REQUIRED WORK: Find every line with "code" in it, then report how many there are and nothing more.

ENTRIES SUPPLIED:
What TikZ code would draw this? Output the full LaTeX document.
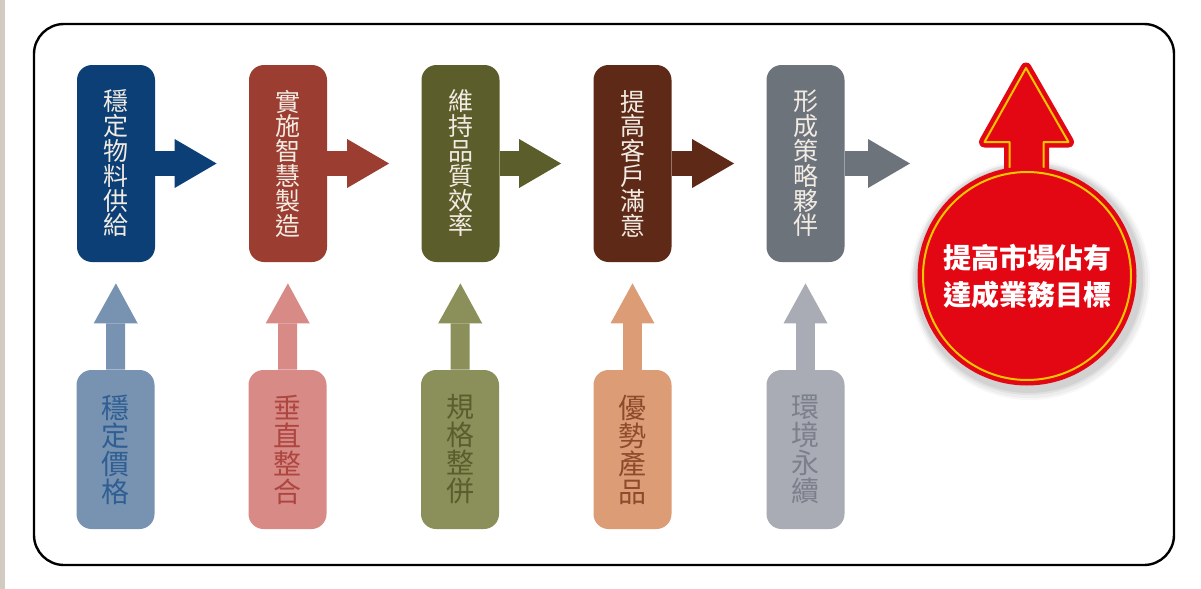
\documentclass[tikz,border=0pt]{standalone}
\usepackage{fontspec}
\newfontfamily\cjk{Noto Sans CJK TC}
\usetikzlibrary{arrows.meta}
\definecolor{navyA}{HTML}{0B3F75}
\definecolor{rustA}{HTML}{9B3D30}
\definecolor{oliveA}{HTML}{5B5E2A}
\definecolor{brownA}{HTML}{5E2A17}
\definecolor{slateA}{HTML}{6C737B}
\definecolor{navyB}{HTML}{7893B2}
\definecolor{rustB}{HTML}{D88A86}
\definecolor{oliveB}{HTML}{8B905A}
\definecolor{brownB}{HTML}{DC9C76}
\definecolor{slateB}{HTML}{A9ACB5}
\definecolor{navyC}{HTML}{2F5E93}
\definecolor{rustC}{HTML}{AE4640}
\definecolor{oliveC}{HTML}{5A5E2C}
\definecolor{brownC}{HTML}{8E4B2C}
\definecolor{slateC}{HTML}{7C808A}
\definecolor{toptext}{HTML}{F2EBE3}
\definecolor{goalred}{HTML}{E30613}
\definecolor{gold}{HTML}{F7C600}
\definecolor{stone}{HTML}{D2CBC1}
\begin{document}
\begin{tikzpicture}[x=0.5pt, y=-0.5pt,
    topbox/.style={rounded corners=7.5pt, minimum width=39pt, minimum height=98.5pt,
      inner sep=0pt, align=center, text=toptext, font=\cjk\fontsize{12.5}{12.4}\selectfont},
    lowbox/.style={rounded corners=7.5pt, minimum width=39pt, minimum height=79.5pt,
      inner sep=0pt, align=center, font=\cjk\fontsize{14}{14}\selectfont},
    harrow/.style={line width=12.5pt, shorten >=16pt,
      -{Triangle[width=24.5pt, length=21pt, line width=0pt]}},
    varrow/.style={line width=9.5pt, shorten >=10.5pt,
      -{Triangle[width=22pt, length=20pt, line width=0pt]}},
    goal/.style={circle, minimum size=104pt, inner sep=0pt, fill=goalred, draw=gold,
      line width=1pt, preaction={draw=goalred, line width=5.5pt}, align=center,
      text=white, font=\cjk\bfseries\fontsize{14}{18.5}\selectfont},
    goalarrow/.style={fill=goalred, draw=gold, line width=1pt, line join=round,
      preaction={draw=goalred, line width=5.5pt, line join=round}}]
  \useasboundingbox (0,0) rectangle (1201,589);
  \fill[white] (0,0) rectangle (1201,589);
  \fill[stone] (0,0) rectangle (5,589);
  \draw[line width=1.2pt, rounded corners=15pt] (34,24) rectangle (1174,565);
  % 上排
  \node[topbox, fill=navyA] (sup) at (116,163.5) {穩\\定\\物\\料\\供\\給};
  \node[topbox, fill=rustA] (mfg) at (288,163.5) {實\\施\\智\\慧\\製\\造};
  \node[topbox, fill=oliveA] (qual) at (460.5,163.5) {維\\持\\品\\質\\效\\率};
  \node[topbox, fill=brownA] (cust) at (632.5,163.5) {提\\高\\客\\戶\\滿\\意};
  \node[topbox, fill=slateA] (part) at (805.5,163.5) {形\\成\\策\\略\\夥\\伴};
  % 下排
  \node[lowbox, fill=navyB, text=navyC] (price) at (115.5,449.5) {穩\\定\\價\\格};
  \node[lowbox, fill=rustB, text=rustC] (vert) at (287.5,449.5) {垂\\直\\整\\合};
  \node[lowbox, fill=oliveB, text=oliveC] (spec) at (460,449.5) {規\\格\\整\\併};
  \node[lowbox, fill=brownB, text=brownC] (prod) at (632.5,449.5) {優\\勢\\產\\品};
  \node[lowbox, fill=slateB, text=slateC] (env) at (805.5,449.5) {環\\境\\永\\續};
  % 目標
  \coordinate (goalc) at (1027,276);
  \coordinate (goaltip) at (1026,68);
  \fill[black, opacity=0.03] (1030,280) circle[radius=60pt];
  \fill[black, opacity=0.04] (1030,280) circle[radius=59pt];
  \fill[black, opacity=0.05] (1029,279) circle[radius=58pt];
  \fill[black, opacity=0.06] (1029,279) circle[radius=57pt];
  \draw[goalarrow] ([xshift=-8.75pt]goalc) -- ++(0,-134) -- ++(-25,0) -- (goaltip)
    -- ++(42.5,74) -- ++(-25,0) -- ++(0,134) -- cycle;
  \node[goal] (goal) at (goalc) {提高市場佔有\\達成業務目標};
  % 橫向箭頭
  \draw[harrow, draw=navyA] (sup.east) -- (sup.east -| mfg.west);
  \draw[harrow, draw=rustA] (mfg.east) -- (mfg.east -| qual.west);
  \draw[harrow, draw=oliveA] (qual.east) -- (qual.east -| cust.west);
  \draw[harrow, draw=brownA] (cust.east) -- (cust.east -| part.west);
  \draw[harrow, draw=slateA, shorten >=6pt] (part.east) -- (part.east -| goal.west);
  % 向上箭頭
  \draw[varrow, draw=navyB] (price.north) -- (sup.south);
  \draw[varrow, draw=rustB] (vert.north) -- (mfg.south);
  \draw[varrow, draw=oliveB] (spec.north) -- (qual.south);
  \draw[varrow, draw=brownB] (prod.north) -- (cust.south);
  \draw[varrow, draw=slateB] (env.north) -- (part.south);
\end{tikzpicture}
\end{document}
==
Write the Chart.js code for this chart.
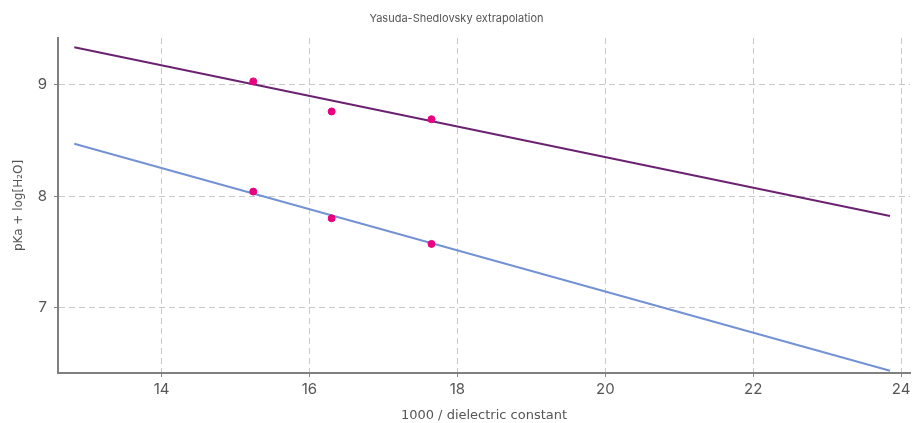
...
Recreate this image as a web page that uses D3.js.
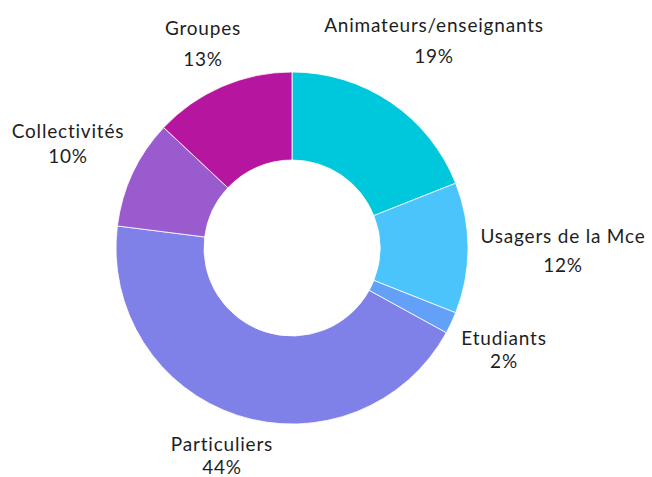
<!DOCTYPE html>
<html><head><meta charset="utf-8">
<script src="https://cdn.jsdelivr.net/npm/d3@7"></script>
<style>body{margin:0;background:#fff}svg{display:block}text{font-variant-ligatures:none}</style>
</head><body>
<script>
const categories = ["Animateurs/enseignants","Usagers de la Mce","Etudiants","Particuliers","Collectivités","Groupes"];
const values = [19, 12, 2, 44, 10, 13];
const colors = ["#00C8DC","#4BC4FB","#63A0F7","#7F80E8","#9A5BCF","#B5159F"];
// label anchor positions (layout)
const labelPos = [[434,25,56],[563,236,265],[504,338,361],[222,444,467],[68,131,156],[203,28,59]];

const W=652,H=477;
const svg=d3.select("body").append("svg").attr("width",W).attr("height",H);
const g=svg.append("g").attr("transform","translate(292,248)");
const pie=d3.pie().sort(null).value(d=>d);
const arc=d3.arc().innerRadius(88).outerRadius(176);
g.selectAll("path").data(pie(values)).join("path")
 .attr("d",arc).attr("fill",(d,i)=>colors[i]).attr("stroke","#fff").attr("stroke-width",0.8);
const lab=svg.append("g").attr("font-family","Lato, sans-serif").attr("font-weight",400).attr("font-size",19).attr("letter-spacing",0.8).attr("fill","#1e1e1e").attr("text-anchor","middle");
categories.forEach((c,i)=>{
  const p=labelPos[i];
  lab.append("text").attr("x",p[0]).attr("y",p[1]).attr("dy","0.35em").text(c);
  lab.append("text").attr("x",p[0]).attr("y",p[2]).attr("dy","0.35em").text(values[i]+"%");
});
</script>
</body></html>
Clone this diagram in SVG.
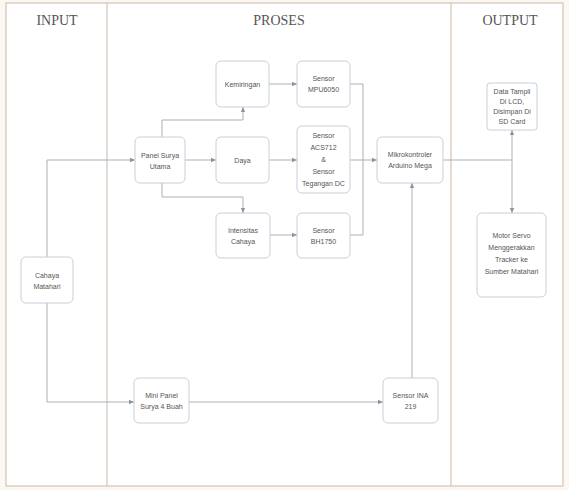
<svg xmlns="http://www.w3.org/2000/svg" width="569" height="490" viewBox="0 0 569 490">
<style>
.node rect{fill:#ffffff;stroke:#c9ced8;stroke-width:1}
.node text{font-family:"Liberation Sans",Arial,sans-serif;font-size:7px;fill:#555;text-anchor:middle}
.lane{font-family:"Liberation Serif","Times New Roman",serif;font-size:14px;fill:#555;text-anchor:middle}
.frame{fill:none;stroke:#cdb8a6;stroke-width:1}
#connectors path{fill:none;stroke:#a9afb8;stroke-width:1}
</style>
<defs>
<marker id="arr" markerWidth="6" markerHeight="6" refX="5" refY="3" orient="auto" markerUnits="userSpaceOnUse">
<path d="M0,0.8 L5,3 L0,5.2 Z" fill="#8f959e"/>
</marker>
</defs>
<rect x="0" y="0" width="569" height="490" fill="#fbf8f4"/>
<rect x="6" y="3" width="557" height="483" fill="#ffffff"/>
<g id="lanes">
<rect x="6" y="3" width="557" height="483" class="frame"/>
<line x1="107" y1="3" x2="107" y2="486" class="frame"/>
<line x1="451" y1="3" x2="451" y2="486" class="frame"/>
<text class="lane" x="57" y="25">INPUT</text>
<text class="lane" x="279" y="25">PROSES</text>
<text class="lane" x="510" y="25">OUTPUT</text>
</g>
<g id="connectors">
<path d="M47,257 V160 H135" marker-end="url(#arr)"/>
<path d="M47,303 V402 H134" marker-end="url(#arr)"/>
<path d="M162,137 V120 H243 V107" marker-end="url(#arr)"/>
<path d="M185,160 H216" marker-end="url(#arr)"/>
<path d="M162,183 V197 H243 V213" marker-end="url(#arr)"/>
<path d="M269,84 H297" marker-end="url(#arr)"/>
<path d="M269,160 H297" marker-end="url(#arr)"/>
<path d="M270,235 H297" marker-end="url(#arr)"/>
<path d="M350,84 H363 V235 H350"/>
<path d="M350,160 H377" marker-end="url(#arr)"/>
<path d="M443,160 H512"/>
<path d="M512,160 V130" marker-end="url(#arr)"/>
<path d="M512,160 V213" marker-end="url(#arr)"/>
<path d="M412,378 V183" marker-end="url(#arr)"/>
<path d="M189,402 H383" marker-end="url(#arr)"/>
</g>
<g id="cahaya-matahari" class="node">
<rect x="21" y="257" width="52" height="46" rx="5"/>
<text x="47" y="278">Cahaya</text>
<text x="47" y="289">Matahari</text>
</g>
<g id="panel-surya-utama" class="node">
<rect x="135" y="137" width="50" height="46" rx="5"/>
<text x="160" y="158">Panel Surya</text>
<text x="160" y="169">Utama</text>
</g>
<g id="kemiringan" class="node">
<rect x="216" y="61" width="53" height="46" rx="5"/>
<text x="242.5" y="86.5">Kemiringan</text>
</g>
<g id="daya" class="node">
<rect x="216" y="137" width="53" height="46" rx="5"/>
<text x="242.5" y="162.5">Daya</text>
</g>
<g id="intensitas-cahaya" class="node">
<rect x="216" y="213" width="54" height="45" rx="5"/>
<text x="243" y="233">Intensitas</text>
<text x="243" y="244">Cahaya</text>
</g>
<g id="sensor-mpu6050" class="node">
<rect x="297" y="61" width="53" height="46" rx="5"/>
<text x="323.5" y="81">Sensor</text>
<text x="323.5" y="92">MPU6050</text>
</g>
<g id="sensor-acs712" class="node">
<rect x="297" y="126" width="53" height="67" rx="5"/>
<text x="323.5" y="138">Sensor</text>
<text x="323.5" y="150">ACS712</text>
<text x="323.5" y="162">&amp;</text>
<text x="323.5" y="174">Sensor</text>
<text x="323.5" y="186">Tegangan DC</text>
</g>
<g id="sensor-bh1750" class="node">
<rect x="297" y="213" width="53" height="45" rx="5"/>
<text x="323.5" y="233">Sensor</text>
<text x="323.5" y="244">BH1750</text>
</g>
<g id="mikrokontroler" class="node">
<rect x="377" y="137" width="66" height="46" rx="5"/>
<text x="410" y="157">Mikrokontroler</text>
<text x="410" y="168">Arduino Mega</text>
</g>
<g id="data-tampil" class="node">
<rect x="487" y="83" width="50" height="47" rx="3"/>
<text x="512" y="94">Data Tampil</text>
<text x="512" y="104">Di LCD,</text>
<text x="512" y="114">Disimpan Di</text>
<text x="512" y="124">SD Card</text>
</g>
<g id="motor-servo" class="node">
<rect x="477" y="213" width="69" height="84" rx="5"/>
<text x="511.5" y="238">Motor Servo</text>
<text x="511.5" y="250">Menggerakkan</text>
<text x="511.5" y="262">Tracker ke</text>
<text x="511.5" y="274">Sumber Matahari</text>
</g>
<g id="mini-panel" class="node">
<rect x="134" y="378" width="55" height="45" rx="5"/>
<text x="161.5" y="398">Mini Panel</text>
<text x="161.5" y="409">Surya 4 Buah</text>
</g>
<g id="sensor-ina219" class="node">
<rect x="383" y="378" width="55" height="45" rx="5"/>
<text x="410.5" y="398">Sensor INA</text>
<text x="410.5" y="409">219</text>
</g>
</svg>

SOLUTION BELOW: 2